Sul piccolo schermo fra storia e risate

Un anno fa a dominare gli Emmy Awards erano stati Eugene e Dan Levy, padre e figlio a cui si deve una delle serie tv più irresistibili degli ultimi anni: Schitt’s Creek, parabola ironica di una famiglia che dal lusso precipita in miseria. Quest’anno la lezione dell’humor ebraico torna in scena con la stagione finale di The Kominsky Method, che spunta la nomination come best comedy e porta a casa una raffica di candidature per gli interpreti. La serie è ambientata a Hollywood e a ritrarre l’universo più ebraico che si possa immaginare in un fuoco di fila di battute fulminanti è un cast in cui gli ebrei sono la maggioranza. Nel ruolo di Sandy Kominsky, attore di dubbio successo e direttore di una scalcinata scuola di recitazione, c’è uno strepitoso Michael Douglas, nel 2015 vincitore del cosiddetto Nobel ebraico, il Genesis Prize, candidato come migliore attore protagonista.
Al suo fianco, nelle due stagioni precedenti, l’amico e agente Saul Newlander, interpretato da Alan Arkin, nipote di immigrati ebrei dall’Est Europa, Oscar nel 1966 per il suo ruolo di debutto in “The Russians are coming, the Russians are coming” di Norman Jewison. Nell’ultima stagione compare solo in spirito e dunque per lui molti applausi ma niente nomination. “Meno lavoro, meglio è per la mia salute”, ha spiegato. “Lo stress sul lavoro è enorme e il mio sistema reagisce alla svelta”. E considerato che ha 87 anni non si può che dargli ragione. Nei panni improbabili di fidanzato della figlia di Kominsky troviamo invece Paul Reiser (candidato come supporting actor), un altro discendente di emigrati ebrei, nel suo caso dalla Romania. È infine una smagliante Lisa Edelstein, la dottoressa Cuddy nella serie Dottor House, a interpretare la nevrotica figlia del defunto Newlander.

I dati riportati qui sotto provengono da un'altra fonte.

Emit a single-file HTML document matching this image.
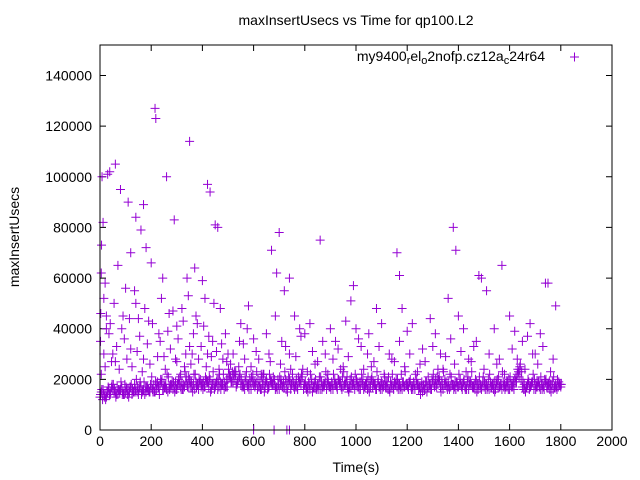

Spostandosi su argomenti ben più seri, vale infine la pena segnalare la nomination di Oslo come miglior film per la televisione. Basato sullo spettacolo teatrale vincitore nel 2017 di due Tony Awards, il lavoro ricostruisce le complesse manovre diplomatiche che nel 1993 hanno condotto agli accordi fra israeliani e palestinesi e alla storica stretta di mano fra Itzhak Rabin e Yasser Arafat. Diretto da Bartlett Sher e prodotto fra gli altri da Steven Spielberg e da Marc Platt (La La Land), il film è stato accusato di indugiare nei cliché e non ha ottenuto grandi riscontri di critica. Il tema è però di stretta attualità e tornare a quel tempo può aiutare a riaccendere la speranza. A concludere Oslo è infatti un montaggio di girati dell’epoca fra cui il toccante discorso in cui Rabin a Washington afferma la possibilità della pace: “Noi che abbiamo combattuto contro di voi, palestinesi; noi oggi vi diciamo con voce chiara e forte: basta sangue e lacrime, basta. Noi non desideriamo vendette. Non nutriamo odio nei vostri confronti. Noi, come voi, siamo esseri umani: gente che vuole costruire una casa, piantare un albero, amare, vivere a fianco a fianco con voi, in dignità e in sintonia, come esseri umani. Come uomini liberi”.